§ **Recorded information**

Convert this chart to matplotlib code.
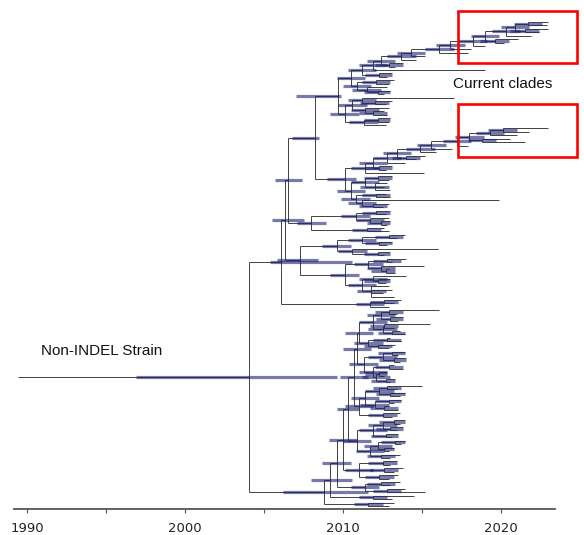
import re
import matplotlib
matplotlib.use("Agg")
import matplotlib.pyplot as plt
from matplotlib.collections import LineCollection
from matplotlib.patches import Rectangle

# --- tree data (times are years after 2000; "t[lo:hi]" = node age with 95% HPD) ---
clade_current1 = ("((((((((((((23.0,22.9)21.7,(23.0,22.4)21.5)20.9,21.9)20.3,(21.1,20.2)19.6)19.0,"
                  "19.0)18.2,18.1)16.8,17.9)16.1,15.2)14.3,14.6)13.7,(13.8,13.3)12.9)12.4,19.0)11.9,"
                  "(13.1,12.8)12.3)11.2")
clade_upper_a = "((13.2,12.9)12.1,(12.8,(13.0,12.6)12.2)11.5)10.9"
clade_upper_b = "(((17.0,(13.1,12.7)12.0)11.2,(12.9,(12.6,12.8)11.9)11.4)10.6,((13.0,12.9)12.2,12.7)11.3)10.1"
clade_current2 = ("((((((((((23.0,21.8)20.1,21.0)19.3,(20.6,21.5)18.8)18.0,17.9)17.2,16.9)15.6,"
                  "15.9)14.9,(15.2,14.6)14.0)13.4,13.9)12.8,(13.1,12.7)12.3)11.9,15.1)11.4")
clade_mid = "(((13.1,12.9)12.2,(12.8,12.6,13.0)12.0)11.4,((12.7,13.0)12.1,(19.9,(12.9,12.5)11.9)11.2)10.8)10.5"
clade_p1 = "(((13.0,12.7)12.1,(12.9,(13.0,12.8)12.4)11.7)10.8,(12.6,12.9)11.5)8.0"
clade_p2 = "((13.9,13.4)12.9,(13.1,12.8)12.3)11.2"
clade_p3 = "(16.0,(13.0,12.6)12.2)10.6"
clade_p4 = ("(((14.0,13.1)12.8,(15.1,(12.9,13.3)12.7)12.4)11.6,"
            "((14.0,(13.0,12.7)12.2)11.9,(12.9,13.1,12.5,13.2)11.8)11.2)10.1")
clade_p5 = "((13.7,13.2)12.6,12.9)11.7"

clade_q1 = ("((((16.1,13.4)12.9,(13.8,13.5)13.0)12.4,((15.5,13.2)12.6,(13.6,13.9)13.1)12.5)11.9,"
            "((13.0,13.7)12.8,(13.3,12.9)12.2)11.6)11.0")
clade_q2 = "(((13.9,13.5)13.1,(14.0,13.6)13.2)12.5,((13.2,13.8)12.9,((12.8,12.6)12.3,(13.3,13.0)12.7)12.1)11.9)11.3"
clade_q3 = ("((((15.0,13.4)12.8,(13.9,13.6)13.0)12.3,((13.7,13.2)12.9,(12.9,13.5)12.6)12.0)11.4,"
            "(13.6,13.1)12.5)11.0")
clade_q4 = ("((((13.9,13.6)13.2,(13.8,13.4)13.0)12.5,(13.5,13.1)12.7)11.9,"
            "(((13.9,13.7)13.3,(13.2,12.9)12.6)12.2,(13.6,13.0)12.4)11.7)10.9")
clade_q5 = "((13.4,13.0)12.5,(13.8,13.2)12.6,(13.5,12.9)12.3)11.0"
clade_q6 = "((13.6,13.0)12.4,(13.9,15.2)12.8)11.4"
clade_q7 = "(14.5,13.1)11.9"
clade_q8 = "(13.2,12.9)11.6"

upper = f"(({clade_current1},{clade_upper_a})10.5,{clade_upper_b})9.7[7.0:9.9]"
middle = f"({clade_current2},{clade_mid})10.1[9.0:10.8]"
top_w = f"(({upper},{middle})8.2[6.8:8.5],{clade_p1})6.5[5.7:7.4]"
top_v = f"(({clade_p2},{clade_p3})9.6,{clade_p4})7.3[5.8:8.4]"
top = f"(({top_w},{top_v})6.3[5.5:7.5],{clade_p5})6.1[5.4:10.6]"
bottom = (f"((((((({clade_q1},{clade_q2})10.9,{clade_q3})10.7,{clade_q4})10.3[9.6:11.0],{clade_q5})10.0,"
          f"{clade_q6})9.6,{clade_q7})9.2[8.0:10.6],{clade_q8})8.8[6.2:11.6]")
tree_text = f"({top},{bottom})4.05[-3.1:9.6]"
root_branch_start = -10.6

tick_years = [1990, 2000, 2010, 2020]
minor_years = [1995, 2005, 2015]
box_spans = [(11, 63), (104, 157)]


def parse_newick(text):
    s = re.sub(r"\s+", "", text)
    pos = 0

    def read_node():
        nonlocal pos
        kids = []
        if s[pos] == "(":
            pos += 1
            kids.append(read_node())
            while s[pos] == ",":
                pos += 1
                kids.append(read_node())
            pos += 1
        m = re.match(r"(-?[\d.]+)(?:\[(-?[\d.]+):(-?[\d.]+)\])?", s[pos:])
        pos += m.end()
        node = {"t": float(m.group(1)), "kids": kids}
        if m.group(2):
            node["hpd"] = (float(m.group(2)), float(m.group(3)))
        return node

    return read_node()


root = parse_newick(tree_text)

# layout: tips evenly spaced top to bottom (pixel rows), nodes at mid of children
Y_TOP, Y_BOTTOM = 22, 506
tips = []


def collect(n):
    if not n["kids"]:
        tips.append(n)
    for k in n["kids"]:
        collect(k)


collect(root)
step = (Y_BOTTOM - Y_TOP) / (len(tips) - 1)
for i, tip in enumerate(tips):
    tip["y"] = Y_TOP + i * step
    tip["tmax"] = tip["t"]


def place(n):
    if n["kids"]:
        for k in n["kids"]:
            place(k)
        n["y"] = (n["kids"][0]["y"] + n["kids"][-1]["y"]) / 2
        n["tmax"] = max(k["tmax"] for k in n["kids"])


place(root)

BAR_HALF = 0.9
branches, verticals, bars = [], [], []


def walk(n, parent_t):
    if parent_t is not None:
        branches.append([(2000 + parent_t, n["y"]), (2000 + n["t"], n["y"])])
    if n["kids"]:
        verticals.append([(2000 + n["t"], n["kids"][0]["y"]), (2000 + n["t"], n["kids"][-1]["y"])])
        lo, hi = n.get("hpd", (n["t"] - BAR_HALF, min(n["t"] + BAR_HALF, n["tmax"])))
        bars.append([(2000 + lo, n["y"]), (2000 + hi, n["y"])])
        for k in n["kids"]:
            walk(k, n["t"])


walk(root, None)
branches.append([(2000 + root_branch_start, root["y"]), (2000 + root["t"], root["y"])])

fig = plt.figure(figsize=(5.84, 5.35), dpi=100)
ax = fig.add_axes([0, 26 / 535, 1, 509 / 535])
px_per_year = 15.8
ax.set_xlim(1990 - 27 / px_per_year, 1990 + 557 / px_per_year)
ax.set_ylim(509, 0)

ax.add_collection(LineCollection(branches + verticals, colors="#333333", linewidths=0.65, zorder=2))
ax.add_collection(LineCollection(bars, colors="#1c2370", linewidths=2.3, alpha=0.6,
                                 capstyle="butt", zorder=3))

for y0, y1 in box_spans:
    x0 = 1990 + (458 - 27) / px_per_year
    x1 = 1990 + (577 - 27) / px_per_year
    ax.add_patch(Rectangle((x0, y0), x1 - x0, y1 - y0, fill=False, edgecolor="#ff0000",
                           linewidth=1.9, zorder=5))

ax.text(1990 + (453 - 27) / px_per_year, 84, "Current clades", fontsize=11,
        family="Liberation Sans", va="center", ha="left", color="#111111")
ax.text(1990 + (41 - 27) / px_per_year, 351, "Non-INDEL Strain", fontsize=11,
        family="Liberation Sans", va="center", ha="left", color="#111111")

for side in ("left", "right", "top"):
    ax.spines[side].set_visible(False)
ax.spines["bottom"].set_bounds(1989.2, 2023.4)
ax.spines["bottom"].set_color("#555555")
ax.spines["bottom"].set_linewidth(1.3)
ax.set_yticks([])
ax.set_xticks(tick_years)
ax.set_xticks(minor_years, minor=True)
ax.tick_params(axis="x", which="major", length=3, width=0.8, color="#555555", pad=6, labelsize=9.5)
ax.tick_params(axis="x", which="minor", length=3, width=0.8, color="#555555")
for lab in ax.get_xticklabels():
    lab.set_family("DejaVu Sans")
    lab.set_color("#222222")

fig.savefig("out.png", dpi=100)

§ **Your objective**
Restate each line from the start of the listing through the line bearing "from matplotlib.patches import Rectangle" word for word. Drop the pictures.

§ **Response to this task**
Convert this chart to matplotlib code.
import re
import matplotlib
matplotlib.use("Agg")
import matplotlib.pyplot as plt
from matplotlib.collections import LineCollection
from matplotlib.patches import Rectangle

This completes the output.